═══ Dataset extract ═══

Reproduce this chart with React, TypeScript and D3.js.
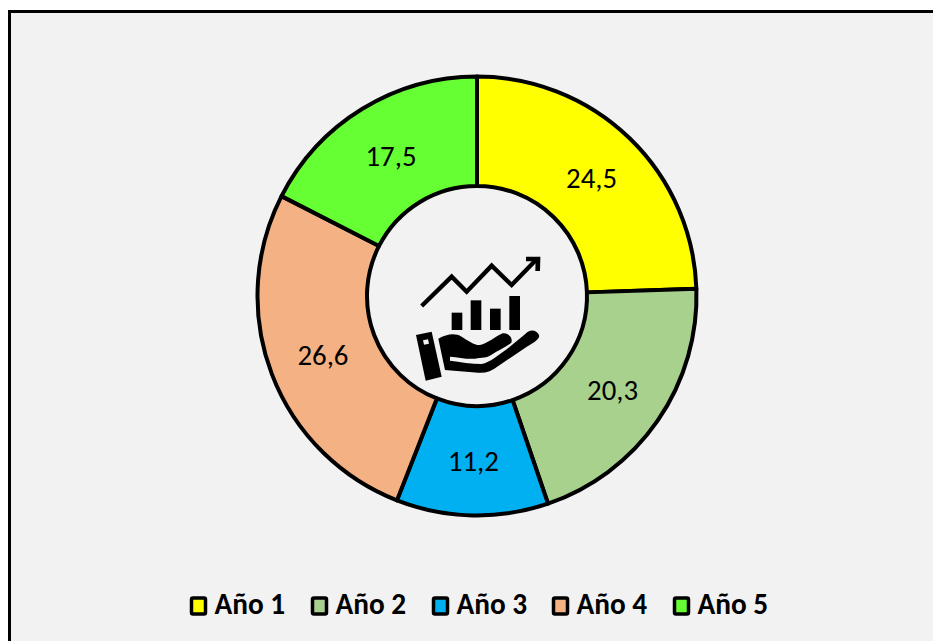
import React from "react";
import * as d3 from "d3";

const categories = ["Año 1", "Año 2", "Año 3", "Año 4", "Año 5"];
const values = [24.5, 20.3, 11.2, 26.6, 17.5];
const labels = ["24,5", "20,3", "11,2", "26,6", "17,5"];
const colors = ["#FFFF00", "#A9D18E", "#00B0F0", "#F4B183", "#66FF33"];
const legendX = [190, 311, 432, 552, 673];
const barX = [155, 212, 270, 328];
const barTop = [218, 181, 206, 168];

const W = 933, H = 641, CX = 477, CY = 296, RO = 219.5, RI = 110;
const FONT = "Carlito, Calibri, Lato, sans-serif";

export default function App() {
  const pie = d3.pie<number>().sort(null)(values);
  const arc = d3.arc<d3.PieArcDatum<number>>().innerRadius(RI).outerRadius(RO);
  return (
    <svg width={W} height={H} viewBox={`0 0 ${W} ${H}`} style={{ position: "fixed", left: 0, top: 0, display: "block", background: "#fff" }}>
      <rect x={9.5} y={11.5} width={W + 20} height={H + 20} fill="#F2F2F2" stroke="#000" strokeWidth={3} />
      <g transform={`translate(${CX},${CY})`}>
        {pie.map((d, i) => (
          <path key={categories[i]} d={arc(d) || ""} fill={colors[i]} stroke="#000" strokeWidth={4} strokeLinejoin="round" />
        ))}
        {pie.map((d, i) => {
          const [x, y] = arc.centroid(d);
          return (
            <text key={labels[i]} x={x} y={y + 1} textAnchor="middle" dominantBaseline="central" fontFamily={FONT} fontSize={28.8} fill="#000">
              {labels[i]}
            </text>
          );
        })}
      </g>
      <g transform="translate(400,240) scale(0.3333)">
        <path d="M65,198 L155,110 L200,155 L275,77 L335,135 L410,58" fill="none" stroke="#000" strokeWidth={13} />
        <path d="M378,57 L414,57 L413,93" fill="none" stroke="#000" strokeWidth={14} />
        {barX.map((x, i) => (
          <rect key={x} x={x} y={barTop[i]} width={32} height={270 - barTop[i]} fill="#000" />
        ))}
        <path d="M48,285 L95,275 L125,410 L77,422 Z" fill="#000" />
        <path d="M69,301 L84,298 L87,311 L72,314 Z" fill="#F2F2F2" />
        <path
          d="M115,296 C140,282 165,278 185,290 C205,302 222,316 240,315 C262,310 285,290 305,281 C322,276 340,292 334,308 C318,322 295,330 272,346 C262,354 245,353 225,356 C200,358 175,352 150,350 L150,362 C180,366 215,372 245,372 C270,368 295,345 320,328 L375,283 C388,266 412,268 418,288 C414,304 392,312 375,324 L295,378 C275,394 255,400 235,398 L135,390 Z"
          fill="#000"
        />
      </g>
      {categories.map((c, i) => (
        <g key={c}>
          <rect x={legendX[i] + 1.5} y={598} width={14} height={16} rx={1.5} fill={colors[i]} stroke="#000" strokeWidth={3.5} />
          <text x={legendX[i] + 24.5} y={614} fontFamily={FONT} fontSize={29.3} fontWeight={700} fill="#000">
            {c}
          </text>
        </g>
      ))}
    </svg>
  );
}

═══

● Prompt
Write the material out again exactly as it appears, dropping the pictures.

● Response to this exercise
Reproduce this chart with React, TypeScript and D3.js.
import React from "react";
import * as d3 from "d3";

const categories = ["Año 1", "Año 2", "Año 3", "Año 4", "Año 5"];
const values = [24.5, 20.3, 11.2, 26.6, 17.5];
const labels = ["24,5", "20,3", "11,2", "26,6", "17,5"];
const colors = ["#FFFF00", "#A9D18E", "#00B0F0", "#F4B183", "#66FF33"];
const legendX = [190, 311, 432, 552, 673];
const barX = [155, 212, 270, 328];
const barTop = [218, 181, 206, 168];

const W = 933, H = 641, CX = 477, CY = 296, RO = 219.5, RI = 110;
const FONT = "Carlito, Calibri, Lato, sans-serif";

export default function App() {
  const pie = d3.pie<number>().sort(null)(values);
  const arc = d3.arc<d3.PieArcDatum<number>>().innerRadius(RI).outerRadius(RO);
  return (
    <svg width={W} height={H} viewBox={`0 0 ${W} ${H}`} style={{ position: "fixed", left: 0, top: 0, display: "block", background: "#fff" }}>
      <rect x={9.5} y={11.5} width={W + 20} height={H + 20} fill="#F2F2F2" stroke="#000" strokeWidth={3} />
      <g transform={`translate(${CX},${CY})`}>
        {pie.map((d, i) => (
          <path key={categories[i]} d={arc(d) || ""} fill={colors[i]} stroke="#000" strokeWidth={4} strokeLinejoin="round" />
        ))}
        {pie.map((d, i) => {
          const [x, y] = arc.centroid(d);
          return (
            <text key={labels[i]} x={x} y={y + 1} textAnchor="middle" dominantBaseline="central" fontFamily={FONT} fontSize={28.8} fill="#000">
              {labels[i]}
            </text>
          );
        })}
      </g>
      <g transform="translate(400,240) scale(0.3333)">
        <path d="M65,198 L155,110 L200,155 L275,77 L335,135 L410,58" fill="none" stroke="#000" strokeWidth={13} />
        <path d="M378,57 L414,57 L413,93" fill="none" stroke="#000" strokeWidth={14} />
        {barX.map((x, i) => (
          <rect key={x} x={x} y={barTop[i]} width={32} height={270 - barTop[i]} fill="#000" />
        ))}
        <path d="M48,285 L95,275 L125,410 L77,422 Z" fill="#000" />
        <path d="M69,301 L84,298 L87,311 L72,314 Z" fill="#F2F2F2" />
        <path
          d="M115,296 C140,282 165,278 185,290 C205,302 222,316 240,315 C262,310 285,290 305,281 C322,276 340,292 334,308 C318,322 295,330 272,346 C262,354 245,353 225,356 C200,358 175,352 150,350 L150,362 C180,366 215,372 245,372 C270,368 295,345 320,328 L375,283 C388,266 412,268 418,288 C414,304 392,312 375,324 L295,378 C275,394 255,400 235,398 L135,390 Z"
          fill="#000"
        />
      </g>
      {categories.map((c, i) => (
        <g key={c}>
          <rect x={legendX[i] + 1.5} y={598} width={14} height={16} rx={1.5} fill={colors[i]} stroke="#000" strokeWidth={3.5} />
          <text x={legendX[i] + 24.5} y={614} fontFamily={FONT} fontSize={29.3} fontWeight={700} fill="#000">
            {c}
          </text>
        </g>
      ))}
    </svg>
  );
}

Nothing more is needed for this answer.